OBJECTIVE
Leave the pictures out and quote every line from the start of the listing to the line with "const y = d3.scaleLinear().domain(yDomain).range([B,T]);", inclusive.

Records with drawing code
------------------------------------

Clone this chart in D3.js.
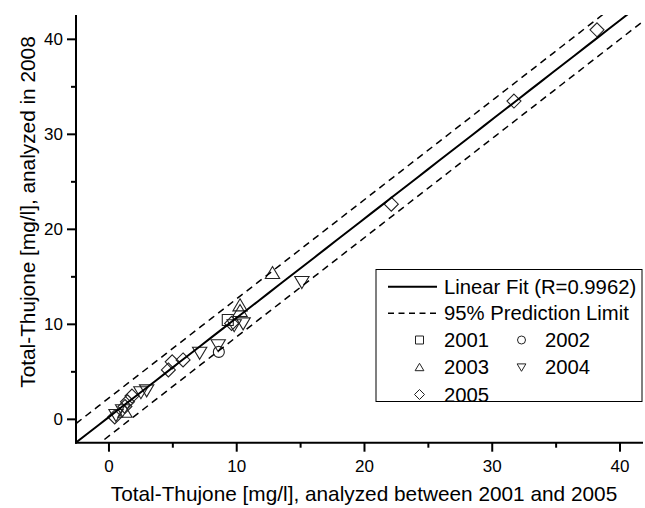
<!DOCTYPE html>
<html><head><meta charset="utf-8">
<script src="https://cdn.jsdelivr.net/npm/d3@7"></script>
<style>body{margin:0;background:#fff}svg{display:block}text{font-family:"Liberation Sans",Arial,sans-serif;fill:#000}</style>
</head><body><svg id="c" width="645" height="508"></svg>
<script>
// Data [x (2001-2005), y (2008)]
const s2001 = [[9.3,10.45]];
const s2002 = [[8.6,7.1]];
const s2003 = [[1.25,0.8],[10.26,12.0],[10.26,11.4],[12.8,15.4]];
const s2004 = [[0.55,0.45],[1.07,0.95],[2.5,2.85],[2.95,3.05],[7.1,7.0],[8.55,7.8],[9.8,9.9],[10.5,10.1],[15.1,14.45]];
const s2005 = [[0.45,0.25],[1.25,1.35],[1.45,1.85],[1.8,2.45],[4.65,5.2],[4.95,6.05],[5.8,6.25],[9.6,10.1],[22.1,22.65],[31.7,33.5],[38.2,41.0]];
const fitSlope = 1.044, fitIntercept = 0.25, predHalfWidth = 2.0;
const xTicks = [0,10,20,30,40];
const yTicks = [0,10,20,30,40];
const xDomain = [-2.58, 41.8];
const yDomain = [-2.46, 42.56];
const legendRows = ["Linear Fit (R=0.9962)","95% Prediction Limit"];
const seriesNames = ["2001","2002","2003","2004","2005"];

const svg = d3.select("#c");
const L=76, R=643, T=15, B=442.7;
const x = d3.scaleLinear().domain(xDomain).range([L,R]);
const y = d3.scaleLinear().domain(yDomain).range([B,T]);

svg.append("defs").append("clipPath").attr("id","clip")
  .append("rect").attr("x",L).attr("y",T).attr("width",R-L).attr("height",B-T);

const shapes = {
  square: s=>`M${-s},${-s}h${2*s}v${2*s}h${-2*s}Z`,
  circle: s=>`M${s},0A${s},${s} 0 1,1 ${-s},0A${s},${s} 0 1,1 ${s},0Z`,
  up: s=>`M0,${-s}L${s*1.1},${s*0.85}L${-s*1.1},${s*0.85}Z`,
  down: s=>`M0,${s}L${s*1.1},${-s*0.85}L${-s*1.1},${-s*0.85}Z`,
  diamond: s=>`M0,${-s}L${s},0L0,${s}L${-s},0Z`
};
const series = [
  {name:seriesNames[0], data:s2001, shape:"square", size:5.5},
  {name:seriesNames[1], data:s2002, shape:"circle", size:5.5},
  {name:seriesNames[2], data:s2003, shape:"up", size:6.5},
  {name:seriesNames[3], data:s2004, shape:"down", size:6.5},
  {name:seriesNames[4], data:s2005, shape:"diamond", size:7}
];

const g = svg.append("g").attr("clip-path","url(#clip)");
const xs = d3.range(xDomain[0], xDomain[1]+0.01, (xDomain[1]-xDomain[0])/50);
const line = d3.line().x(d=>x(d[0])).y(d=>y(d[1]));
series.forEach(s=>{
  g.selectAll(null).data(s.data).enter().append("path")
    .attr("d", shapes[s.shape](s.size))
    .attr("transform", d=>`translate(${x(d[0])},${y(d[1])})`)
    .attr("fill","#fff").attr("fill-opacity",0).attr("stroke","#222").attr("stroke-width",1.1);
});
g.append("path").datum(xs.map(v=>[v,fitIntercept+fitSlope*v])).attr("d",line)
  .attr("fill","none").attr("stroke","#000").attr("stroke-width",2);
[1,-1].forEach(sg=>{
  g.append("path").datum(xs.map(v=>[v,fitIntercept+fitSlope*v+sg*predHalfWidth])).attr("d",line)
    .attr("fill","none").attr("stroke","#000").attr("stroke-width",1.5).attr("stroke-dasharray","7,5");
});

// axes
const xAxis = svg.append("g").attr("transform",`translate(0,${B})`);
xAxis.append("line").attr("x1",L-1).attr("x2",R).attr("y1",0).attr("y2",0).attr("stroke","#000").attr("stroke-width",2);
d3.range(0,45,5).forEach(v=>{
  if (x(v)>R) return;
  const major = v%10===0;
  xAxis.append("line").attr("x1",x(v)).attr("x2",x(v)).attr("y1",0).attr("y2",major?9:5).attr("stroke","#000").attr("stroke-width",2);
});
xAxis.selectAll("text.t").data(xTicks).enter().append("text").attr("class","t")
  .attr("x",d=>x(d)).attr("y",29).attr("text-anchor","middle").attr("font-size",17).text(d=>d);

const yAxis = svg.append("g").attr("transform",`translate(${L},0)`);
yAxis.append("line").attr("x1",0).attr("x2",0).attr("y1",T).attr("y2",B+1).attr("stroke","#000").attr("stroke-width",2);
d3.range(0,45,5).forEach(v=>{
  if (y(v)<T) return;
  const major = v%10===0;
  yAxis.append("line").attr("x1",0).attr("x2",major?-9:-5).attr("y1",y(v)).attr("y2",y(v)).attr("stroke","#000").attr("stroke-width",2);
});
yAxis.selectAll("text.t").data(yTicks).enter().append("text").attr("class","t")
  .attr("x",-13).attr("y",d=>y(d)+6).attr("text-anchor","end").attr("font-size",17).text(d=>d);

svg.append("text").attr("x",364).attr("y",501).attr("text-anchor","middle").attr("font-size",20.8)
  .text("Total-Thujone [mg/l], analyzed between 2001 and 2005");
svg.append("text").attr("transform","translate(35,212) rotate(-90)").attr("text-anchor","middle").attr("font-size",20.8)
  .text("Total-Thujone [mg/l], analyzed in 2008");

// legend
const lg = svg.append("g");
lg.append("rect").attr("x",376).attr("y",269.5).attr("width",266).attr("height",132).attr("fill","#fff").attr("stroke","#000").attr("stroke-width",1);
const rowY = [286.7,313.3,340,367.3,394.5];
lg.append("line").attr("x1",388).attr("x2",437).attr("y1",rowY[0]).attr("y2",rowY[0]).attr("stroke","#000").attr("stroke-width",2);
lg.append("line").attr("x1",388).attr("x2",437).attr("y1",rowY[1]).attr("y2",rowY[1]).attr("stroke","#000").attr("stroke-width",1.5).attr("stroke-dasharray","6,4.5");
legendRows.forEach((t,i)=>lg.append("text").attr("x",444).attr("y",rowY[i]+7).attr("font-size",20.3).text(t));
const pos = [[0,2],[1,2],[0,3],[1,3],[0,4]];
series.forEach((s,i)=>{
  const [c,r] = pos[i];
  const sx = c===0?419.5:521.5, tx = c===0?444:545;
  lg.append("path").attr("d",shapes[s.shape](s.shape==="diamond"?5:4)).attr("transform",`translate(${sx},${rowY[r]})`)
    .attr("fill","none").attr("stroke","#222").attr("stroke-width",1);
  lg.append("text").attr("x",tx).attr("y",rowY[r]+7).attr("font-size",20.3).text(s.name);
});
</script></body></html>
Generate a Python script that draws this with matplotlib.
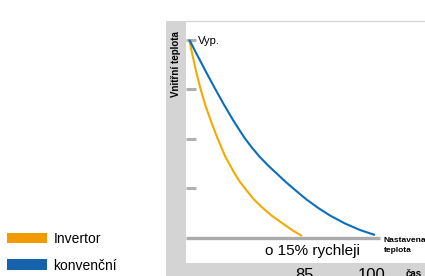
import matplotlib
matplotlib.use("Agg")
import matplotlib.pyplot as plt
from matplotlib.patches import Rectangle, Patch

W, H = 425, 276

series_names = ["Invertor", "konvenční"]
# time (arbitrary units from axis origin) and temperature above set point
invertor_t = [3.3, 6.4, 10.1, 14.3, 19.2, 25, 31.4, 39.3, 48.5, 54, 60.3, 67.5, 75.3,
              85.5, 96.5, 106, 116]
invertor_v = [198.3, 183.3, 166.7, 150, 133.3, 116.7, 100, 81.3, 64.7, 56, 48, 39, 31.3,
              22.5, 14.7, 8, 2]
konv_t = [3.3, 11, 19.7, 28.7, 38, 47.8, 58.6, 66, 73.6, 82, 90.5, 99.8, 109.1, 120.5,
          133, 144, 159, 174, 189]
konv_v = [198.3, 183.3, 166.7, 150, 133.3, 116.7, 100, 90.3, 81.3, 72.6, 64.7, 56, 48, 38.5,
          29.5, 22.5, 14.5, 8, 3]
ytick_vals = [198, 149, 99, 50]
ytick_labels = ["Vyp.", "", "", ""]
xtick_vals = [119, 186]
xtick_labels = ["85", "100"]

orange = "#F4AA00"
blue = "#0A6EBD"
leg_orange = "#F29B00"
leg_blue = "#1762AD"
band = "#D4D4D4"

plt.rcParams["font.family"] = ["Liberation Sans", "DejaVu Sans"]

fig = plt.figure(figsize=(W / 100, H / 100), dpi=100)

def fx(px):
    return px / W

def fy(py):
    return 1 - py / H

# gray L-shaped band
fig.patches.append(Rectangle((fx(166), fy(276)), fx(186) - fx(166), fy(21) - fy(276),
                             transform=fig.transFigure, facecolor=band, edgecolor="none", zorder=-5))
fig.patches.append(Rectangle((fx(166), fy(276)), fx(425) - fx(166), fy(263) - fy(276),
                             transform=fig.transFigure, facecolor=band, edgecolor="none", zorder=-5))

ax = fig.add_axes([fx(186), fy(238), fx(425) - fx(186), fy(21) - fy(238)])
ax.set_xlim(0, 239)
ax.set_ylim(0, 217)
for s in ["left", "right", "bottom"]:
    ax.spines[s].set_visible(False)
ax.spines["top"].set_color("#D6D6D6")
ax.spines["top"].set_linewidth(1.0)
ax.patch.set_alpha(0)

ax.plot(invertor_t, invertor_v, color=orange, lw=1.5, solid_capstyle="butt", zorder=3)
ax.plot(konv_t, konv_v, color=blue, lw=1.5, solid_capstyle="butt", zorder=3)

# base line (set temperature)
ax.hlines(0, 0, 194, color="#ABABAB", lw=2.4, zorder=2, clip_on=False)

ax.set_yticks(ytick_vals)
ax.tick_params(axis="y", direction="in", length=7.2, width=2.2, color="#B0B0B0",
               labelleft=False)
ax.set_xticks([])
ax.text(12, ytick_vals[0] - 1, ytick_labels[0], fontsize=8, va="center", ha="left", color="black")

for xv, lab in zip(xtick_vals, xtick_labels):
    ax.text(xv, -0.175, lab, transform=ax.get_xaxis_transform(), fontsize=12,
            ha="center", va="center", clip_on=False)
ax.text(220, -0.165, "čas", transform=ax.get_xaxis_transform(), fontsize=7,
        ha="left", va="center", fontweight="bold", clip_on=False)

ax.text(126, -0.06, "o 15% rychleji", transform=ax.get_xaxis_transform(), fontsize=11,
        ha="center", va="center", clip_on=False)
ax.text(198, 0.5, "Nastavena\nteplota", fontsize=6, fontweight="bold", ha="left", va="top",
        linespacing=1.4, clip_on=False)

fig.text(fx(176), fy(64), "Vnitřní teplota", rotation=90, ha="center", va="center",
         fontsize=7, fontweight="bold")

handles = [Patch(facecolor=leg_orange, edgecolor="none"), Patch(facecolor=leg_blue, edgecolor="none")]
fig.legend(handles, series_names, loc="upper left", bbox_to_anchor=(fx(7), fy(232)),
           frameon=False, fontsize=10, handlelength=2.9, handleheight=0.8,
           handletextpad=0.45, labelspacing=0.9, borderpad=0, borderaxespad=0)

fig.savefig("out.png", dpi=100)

------------------------------------

ANSWER FOR THIS EXERCISE
Clone this chart in D3.js.
<!DOCTYPE html>
<html><head><meta charset="utf-8">
<script src="https://cdn.jsdelivr.net/npm/d3@7"></script>
<style>body{margin:0;background:#fff}svg{display:block}text{font-family:"Liberation Sans",Arial,sans-serif;fill:#000}</style>
</head><body><svg id="c" width="645" height="508"></svg>
<script>
// Data [x (2001-2005), y (2008)]
const s2001 = [[9.3,10.45]];
const s2002 = [[8.6,7.1]];
const s2003 = [[1.25,0.8],[10.26,12.0],[10.26,11.4],[12.8,15.4]];
const s2004 = [[0.55,0.45],[1.07,0.95],[2.5,2.85],[2.95,3.05],[7.1,7.0],[8.55,7.8],[9.8,9.9],[10.5,10.1],[15.1,14.45]];
const s2005 = [[0.45,0.25],[1.25,1.35],[1.45,1.85],[1.8,2.45],[4.65,5.2],[4.95,6.05],[5.8,6.25],[9.6,10.1],[22.1,22.65],[31.7,33.5],[38.2,41.0]];
const fitSlope = 1.044, fitIntercept = 0.25, predHalfWidth = 2.0;
const xTicks = [0,10,20,30,40];
const yTicks = [0,10,20,30,40];
const xDomain = [-2.58, 41.8];
const yDomain = [-2.46, 42.56];
const legendRows = ["Linear Fit (R=0.9962)","95% Prediction Limit"];
const seriesNames = ["2001","2002","2003","2004","2005"];

const svg = d3.select("#c");
const L=76, R=643, T=15, B=442.7;
const x = d3.scaleLinear().domain(xDomain).range([L,R]);
const y = d3.scaleLinear().domain(yDomain).range([B,T]);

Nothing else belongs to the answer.